Harry Alford is the president and CEO of the National Black Chamber of Commerce.

By Harry C. Alford
NNPA Columnist

Earlier this summer, the Environmental Protection Agency (EPA) released new regulations intended to reduce carbon emissions from America’s power plants. It’s now become clear that a measure we’ve been told will do good in our communities will actually be among the most impactful policies passed in our time – and not for the better.

Last week, EPA visited just four cities – Atlanta, Denver, Pittsburgh and Washington, D.C. – to solicit input on the proposed carbon regulations. This will be the only opportunity, besides submitting written comments, for the American people to weigh in on the proposal. While I and members of my organization hoped to testify and share our concerns about how these regulations will impact the Black business community, the spots filled up in minutes. This wasn’t surprising; EPA’s carbon regulations are both complex and unprecedented. While many came forward to express misgivings about the proposal and its impact on their constituencies, the hearings appeared to be overrun with environmental groups that seem hardly concerned about the high price our community will pay if these regulations move forward.

EPA’s carbon regulations seek to override state authority by prescribing a specific energy mix for each state. The regulations, as proposed, will effectively eliminate coal-based power generation, which also happens to be the most abundant and affordable energy source in the U.S. I fear that by moving too quickly in a direction toward more costly energy sources, the EPA has failed to consider the economic consequences inherent in its proposal.

Our small businesses are the lifeblood of America, and they sustain our communities, supporting the livelihoods of owners and employees. Black small business owners have faced more challenges than most and deserve the support of their leaders as they grow and develop their operations. Unfortunately, EPA’s proposed carbon regulations will do just the opposite. By causing utility rates to rise, these regulations will create an impossible environment for economic development, instead of fostering growth.

And when the price of electricity rises, prices of goods will rise across the board. For low-income families, too many of whom are African-American, electricity bills are already a monthly struggle to afford without sinking into debt. This is the wrong time to implement policy that will surely hurt lower- and middle-class families the hardest. We need to invest in our communities through job creation and economic empowerment, not by imposing policy that knowingly pushes families’ monthly budgets to the brink.

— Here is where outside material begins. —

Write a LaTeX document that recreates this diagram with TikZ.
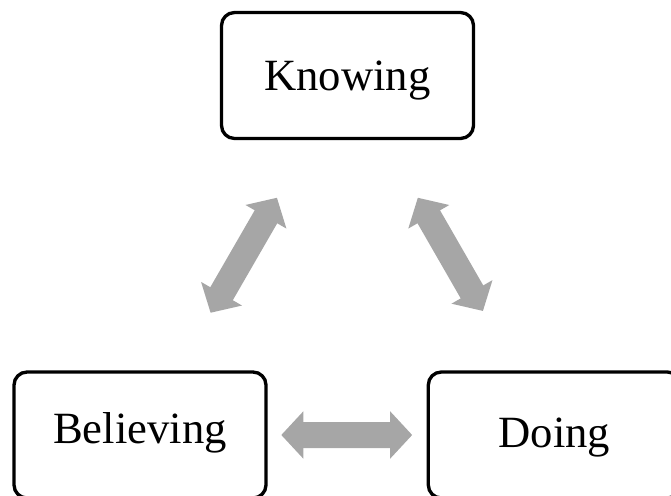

I want our government to do everything it can to empower innovation among Black entrepreneurs. We’re blessed to live in a country that has recently experienced a manufacturing renaissance, spurred in large part by the innovation intrinsic to the very fabric of America. The uptick in manufacturing is closely tied to having an all-of-the-above energy portfolio and the low-cost power diverse energy use affords. We cannot take this for granted. We need to utilize all sources at our disposal from coal to wind, natural gas to solar, hydro power to nuclear. It would be irresponsible for us to sit by while EPA dictates that we must use the most expensive and least reliable energy sources.

I spend a great deal of time worrying about the future of the Black community. This is, in large part, because the median household income has decreased for African-American families since the economic crash in 2008. And I became all the more concerned when learning of the EPA’s dangerous carbon regulations that will increase energy costs that in turn create a domino effect of job losses, higher bills and a bleak economic future. The Black community should pay close attention to the debate as it unfolds and call for our government to invest in Black business owners, workers and families; not leave us struggling to survive.

They seem to smile when we claim small business will hurt.  It is like the EPA and radical environmental extremists get a “kick” out of the idea.  Increased poverty is not the way to make the world a safer place.  It brings poor health which isn’t what they say there mission is.  It brings crime and violence.  It makes America less than it can be.  My people, we must rise to this threat and fight it with all we have.  The phony hearings, false science and claims should be challenged.  Contact your political leaders and ask them don’t they see this coming?

We are going to fight this in the fashion we used to fight Cap and Trade legislation.  We defeated it even when both the Senate and Congress were controlled by the White House.  It will take some time but in the end we all must be fierce and unrelenting in our activities against this very severe threat to our communities.